Declining surplus energy is the other jaw of the trap. The immanent, and partially self-inflicted, loss of firm – 24/7/365 – electricity, along with periodic shortages of diesel, gas and food, are going to render hi-tech automated processes unworkable in practice. Your driverless tractor may plough the straightest furrows possible. But without diesel to fill the tank, it is no more than an expensive art installation. Digital currency is of little use when the servers are down and/or when the users have no electricity with which to transact. Try shopping during a power cut – something that is happening more often in the UK these days. You might want to pay, and the supermarket would be delighted to take your money. But if the tills aren’t working, it can’t be done… not even if you still use notes and coins, because without electricity, the system can’t process them. Oh, and as an aside, when the power goes off, the supermarket is legally bound to dump its frozen and chilled foods… even during a food shortage.

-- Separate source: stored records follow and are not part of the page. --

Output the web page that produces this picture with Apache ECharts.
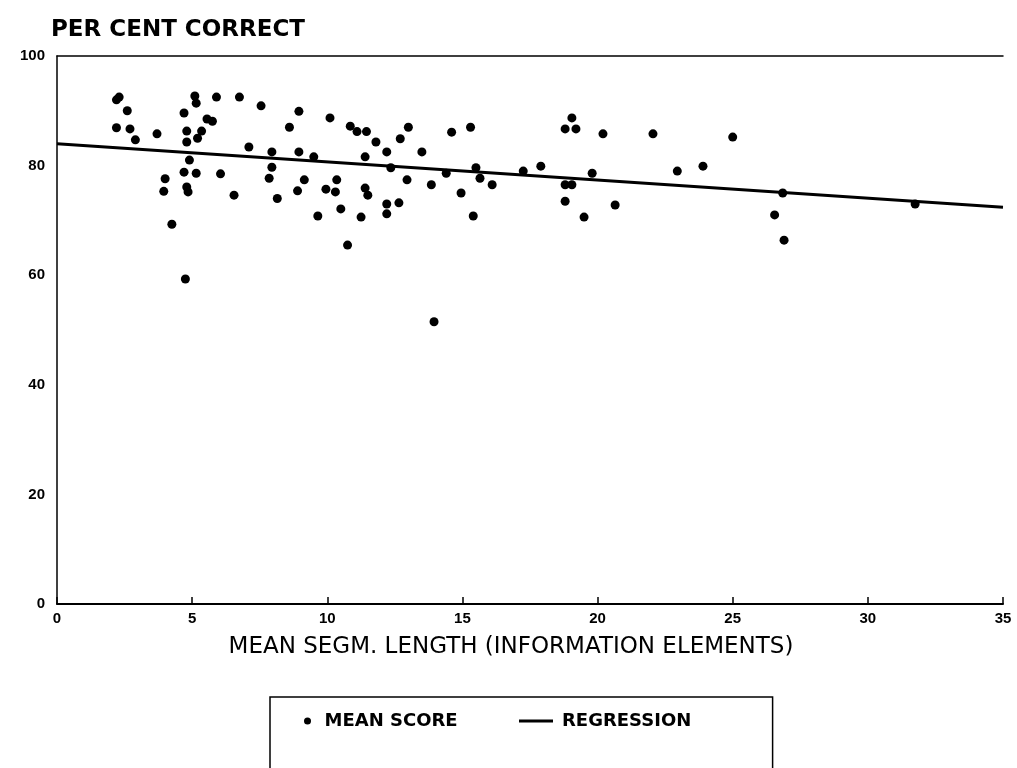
<!DOCTYPE html>
<html>
<head>
<meta charset="utf-8">
<script src="https://cdn.jsdelivr.net/npm/echarts@6/dist/echarts.min.js"></script>
<style>
  html, body { margin: 0; padding: 0; background: #fff; }
  #main { width: 1017px; height: 768px; }
</style>
</head>
<body>
<div id="main"></div>
<script>
// mean segment length (x) and mean score (y) per point
const segLength = [
  2.2, 2.3, 2.6, 2.2, 2.7, 2.9, 3.7, 5.1, 5.15, 5.9, 6.75, 7.55, 4.7, 5.55, 5.75,
  4.8, 5.35, 4.8, 5.2, 4.9, 7.1, 7.95, 8.6, 8.95, 8.95, 4.0, 4.7, 5.15, 6.05, 3.95,
  4.8, 4.85, 7.95, 7.85, 6.55, 8.15, 8.9, 4.25, 4.75, 10.1, 10.85, 11.1, 11.45, 11.8,
  13.0, 12.7, 14.6, 15.3, 9.5, 11.4, 12.2, 13.5, 12.35, 14.4, 15.5, 9.15, 10.35, 9.95,
  10.3, 11.4, 11.5, 12.95, 13.85, 14.95, 10.5, 12.2, 12.65, 12.2, 9.65, 11.25, 15.4,
  10.75, 13.95, 19.05, 18.8, 19.2, 20.2, 22.05, 15.65, 17.25, 17.9, 16.1, 19.8, 18.8,
  19.05, 18.8, 20.65, 19.5, 22.95, 23.9, 25.0, 26.85, 26.55, 26.9, 31.75
];
const meanScore = [
  92.0, 92.5, 90.0, 86.9, 86.7, 84.7, 85.8, 92.7, 91.4, 92.5, 92.5, 90.9, 89.6, 88.5, 88.1,
  86.3, 86.3, 84.3, 85.0, 81.0, 83.4, 82.5, 87.0, 89.9, 82.5, 77.6, 78.8, 78.6, 78.5, 75.3,
  76.1, 75.2, 79.7, 77.7, 74.6, 74.0, 75.4, 69.3, 59.3, 88.7, 87.2, 86.2, 86.2, 84.3,
  87.0, 84.9, 86.1, 87.0, 81.6, 81.6, 82.5, 82.5, 79.6, 78.6, 79.6, 77.4, 77.4, 75.7,
  75.2, 75.9, 74.6, 77.4, 76.5, 75.0, 72.1, 73.0, 73.2, 71.2, 70.8, 70.6, 70.8,
  65.5, 51.5, 88.7, 86.7, 86.7, 85.8, 85.8, 77.7, 79.0, 79.9, 76.5, 78.6, 76.5,
  76.5, 73.5, 72.8, 70.6, 79.0, 79.9, 85.2, 75.0, 71.0, 66.4, 73.0
];
// regression line end points
const regressionX = [0, 35];
const regressionY = [84.0, 72.4];

const scoreData = segLength.map((x, i) => [x, meanScore[i]]);
const regData = regressionX.map((x, i) => [x, regressionY[i]]);

const FONT = "'Liberation Sans', Arial, sans-serif";
const WIDE = "'DejaVu Sans', sans-serif";
const legendText = { fontFamily: WIDE, fontSize: 18, fontWeight: "bold", color: "#000" };

let myChart = echarts.init(document.getElementById("main"));
let option = {
  animation: false,
  backgroundColor: "#fff",
  title: {
    text: "PER CENT CORRECT",
    left: 51,
    top: 19,
    padding: 0,
    textStyle: { fontFamily: WIDE, fontSize: 23, fontWeight: "bold", color: "#000" },
  },
  grid: { left: 57, right: 14, top: 56, bottom: 164 },
  // two legends: the first one also draws the framed box
  legend: [
    {
      left: 270,
      top: 697,
      padding: [15, 315, 45, 34],
      borderColor: "#000",
      borderWidth: 1.5,
      itemWidth: 24,
      itemHeight: 7,
      itemStyle: { borderWidth: 0 },
      textStyle: legendText,
      data: [{ name: "MEAN SCORE", icon: "circle" }],
    },
    {
      left: 519,
      top: 712,
      padding: 0,
      itemWidth: 34,
      itemHeight: 7,
      itemStyle: { borderWidth: 0 },
      textStyle: Object.assign({ padding: [0, 0, 0, 4] }, legendText),
      data: [{ name: "REGRESSION", icon: "path://M0,0H36V3H0Z" }],
    },
  ],
  xAxis: [
    {
      type: "value",
      min: 0,
      max: 35,
      interval: 5,
      name: "MEAN SEGM. LENGTH (INFORMATION ELEMENTS)",
      nameLocation: "middle",
      nameGap: 32,
      nameTextStyle: { fontFamily: WIDE, fontSize: 23, color: "#000", padding: [0, 38, 0, 0] },
      axisLine: { lineStyle: { color: "#000", width: 2 } },
      axisTick: { show: true, inside: true, length: 7, lineStyle: { color: "#000", width: 1.5 } },
      axisLabel: { fontFamily: FONT, fontSize: 15, fontWeight: "bold", color: "#000", margin: 7 },
      splitLine: { show: false },
    },
    {
      type: "value",
      position: "top",
      min: 0,
      max: 35,
      axisLine: { show: true, lineStyle: { color: "#000", width: 1.5 } },
      axisTick: { show: false },
      axisLabel: { show: false },
      splitLine: { show: false },
    },
  ],
  yAxis: {
    type: "value",
    min: 0,
    max: 100,
    interval: 20,
    axisLine: { show: true, lineStyle: { color: "#000", width: 1.5 } },
    axisTick: { show: false },
    axisLabel: { fontFamily: FONT, fontSize: 15, fontWeight: "bold", color: "#000", margin: 12 },
    splitLine: { show: false },
  },
  series: [
    {
      name: "MEAN SCORE",
      type: "scatter",
      symbol: "circle",
      symbolSize: 9,
      itemStyle: { color: "#000", opacity: 1 },
      data: scoreData,
    },
    {
      name: "REGRESSION",
      type: "line",
      symbol: "none",
      lineStyle: { color: "#000", width: 3 },
      itemStyle: { color: "#000" },
      data: regData,
    },
  ],
};

option && myChart.setOption(option);
</script>
</body>
</html>
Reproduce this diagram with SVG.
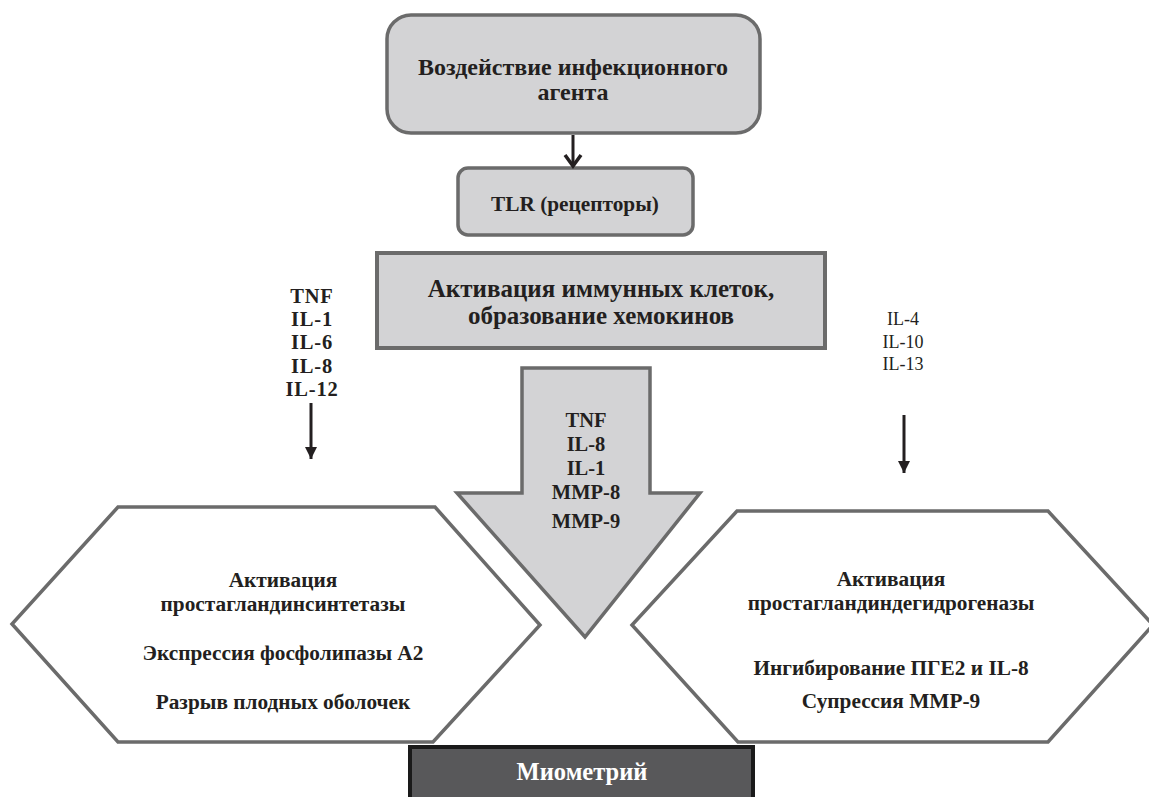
<svg xmlns="http://www.w3.org/2000/svg" width="1149" height="797" viewBox="0 0 1149 797">
<style>
.box{fill:#d3d3d5;stroke:#6b6b6b;stroke-width:3.5}
.hex{fill:#ffffff;stroke:#6b6b6b;stroke-width:3.5;stroke-linejoin:miter}
.t{font-family:"Liberation Serif","Times New Roman",serif;font-weight:bold;fill:#231f20;text-anchor:middle}
.r{font-family:"Liberation Serif","Times New Roman",serif;fill:#231f20;text-anchor:middle}
.conn{stroke:#231f20;stroke-width:3;fill:none}
</style>
<defs>
<marker id="tri" viewBox="0 0 10 10" refX="10" refY="5" markerWidth="4" markerHeight="4" markerUnits="strokeWidth" orient="auto">
<path d="M0,0 L10,5 L0,10 Z" fill="#231f20"/>
</marker>
</defs>
<rect width="1149" height="797" fill="#ffffff"/>

<g id="node-left-hex">
<polygon class="hex" points="118,507 435,507 540,625 433,742 118,742 12,624"/>
<text class="t" font-size="21.3" x="283" y="587">Активация</text>
<text class="t" font-size="21.3" x="283" y="611">простагландинсинтетазы</text>
<text class="t" font-size="21.3" x="283" y="660">Экспрессия фосфолипазы А2</text>
<text class="t" font-size="21.3" x="283" y="709">Разрыв плодных оболочек</text>
</g>

<g id="node-right-hex">
<polygon class="hex" points="737,511 1048,511 1153,625 1048,742 738,742 632,625"/>
<text class="t" font-size="21.3" x="891" y="586">Активация</text>
<text class="t" font-size="21.3" x="891" y="610">простагландиндегидрогеназы</text>
<text class="t" font-size="21.3" x="891" y="675">Ингибирование ПГЕ2 и IL-8</text>
<text class="t" font-size="21.3" x="891" y="708">Супрессия MMP-9</text>
</g>

<g id="node-big-arrow">
<polygon class="box" points="522,368 650,368 650,493 700,493 585,637 457,493 522,493" style="stroke-linejoin:miter"/>
<text class="t" font-size="20.5" x="586" y="427">TNF</text>
<text class="t" font-size="20.5" x="586" y="451">IL-8</text>
<text class="t" font-size="20.5" x="586" y="475">IL-1</text>
<text class="t" font-size="20.5" x="586" y="499">MMP-8</text>
<text class="t" font-size="20.5" x="586" y="528">MMP-9</text>
</g>

<g id="node-agent">
<rect class="box" x="387" y="15" width="373" height="118" rx="24" ry="24"/>
<text class="t" font-size="24" x="573" y="75">Воздействие инфекционного</text>
<text class="t" font-size="24" x="573" y="100">агента</text>
</g>

<g id="node-tlr">
<rect class="box" x="458" y="168" width="235" height="67" rx="10" ry="10"/>
<text class="t" font-size="21.3" x="575" y="211">TLR (рецепторы)</text>
</g>

<g id="node-activation">
<rect class="box" x="377" y="253" width="448" height="95" style="stroke-width:4"/>
<text class="t" font-size="25" x="601" y="297">Активация иммунных клеток,</text>
<text class="t" font-size="25" x="601" y="324">образование хемокинов</text>
</g>

<g id="node-left-cytokines">
<text class="t" font-size="20.5" letter-spacing="0.8" x="312" y="303">TNF</text>
<text class="t" font-size="20.5" letter-spacing="0.8" x="312" y="326">IL-1</text>
<text class="t" font-size="20.5" letter-spacing="0.8" x="312" y="349">IL-6</text>
<text class="t" font-size="20.5" letter-spacing="0.8" x="312" y="373">IL-8</text>
<text class="t" font-size="20.5" letter-spacing="0.8" x="312" y="396">IL-12</text>
</g>

<g id="node-right-cytokines">
<text class="r" font-size="18" x="903" y="325">IL-4</text>
<text class="r" font-size="18" x="903" y="348">IL-10</text>
<text class="r" font-size="18" x="903" y="370">IL-13</text>
</g>

<g id="node-myometrium">
<rect x="410" y="747" width="343" height="60" fill="#58585a" stroke="#1a1a1a" stroke-width="4"/>
<text font-family="Liberation Serif, Times New Roman, serif" font-weight="bold" font-size="24.5" fill="#ffffff" text-anchor="middle" x="582" y="780">Миометрий</text>
</g>

<g id="connectors">
<line class="conn" x1="573" y1="135" x2="573" y2="165"/>
<polyline class="conn" points="565,155 573,166 581,155" style="stroke-width:3.5"/>
<line class="conn" x1="311" y1="403" x2="311" y2="459" marker-end="url(#tri)"/>
<line class="conn" x1="904" y1="415" x2="904" y2="473" marker-end="url(#tri)"/>
</g>
</svg>
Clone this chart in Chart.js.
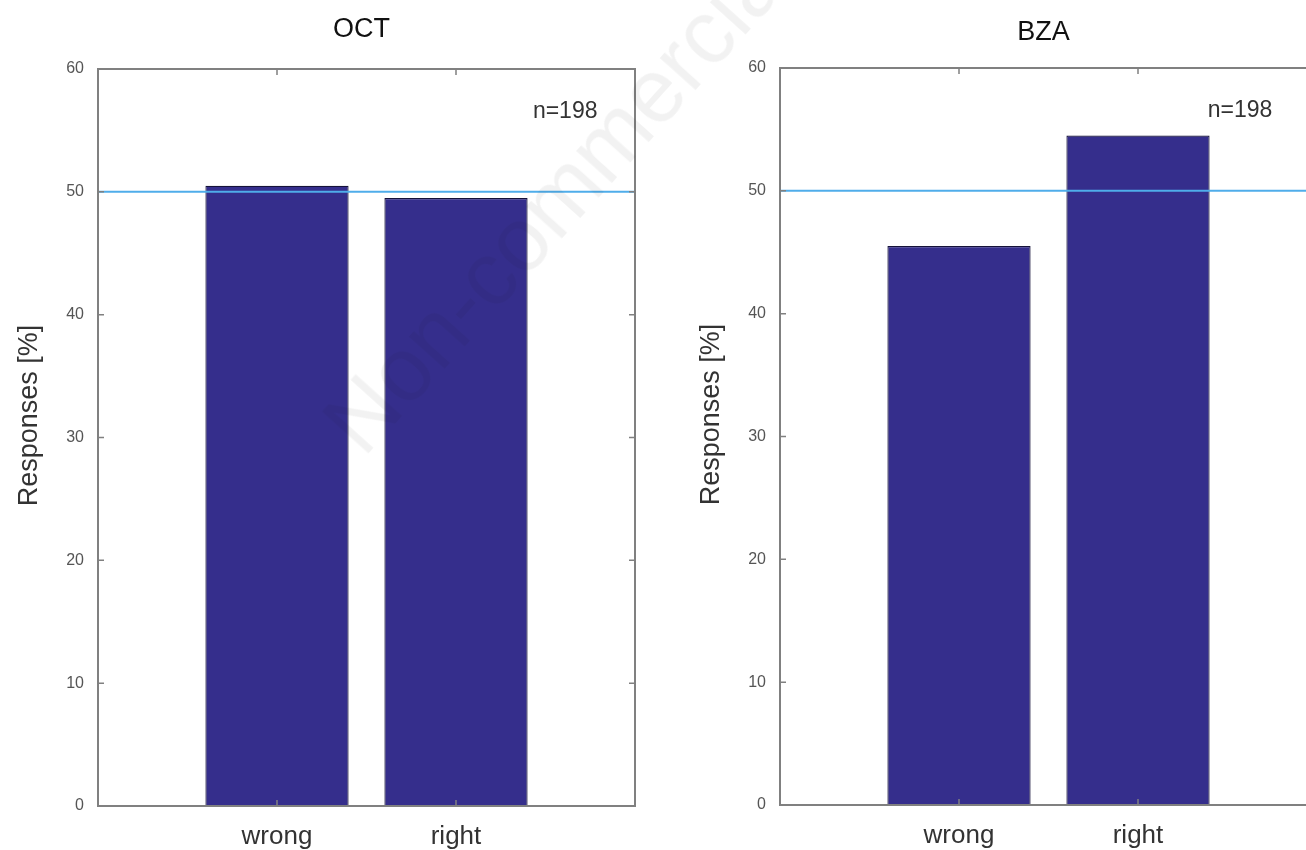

Several decades ago, sociologist Joseph Tainter observed that collapsing civilisations have a habit of unconsciously entering into complexity traps, adding energy-intensive complexity in a desperate attempt to sustain themselves. Our turn to energy-intensive automation in an attempt to overcome our growing woes and to maintain economic growth is likely repeating the same folly. The difference – at least for those who see the economy as primarily an energy rather than a monetary system – is that we have the necessary knowledge to avoid our complexity trap if only we are prepared to actively simplify away from an economy based on mass consumption in favour of one based around material simplicity… I’m not holding my breath though.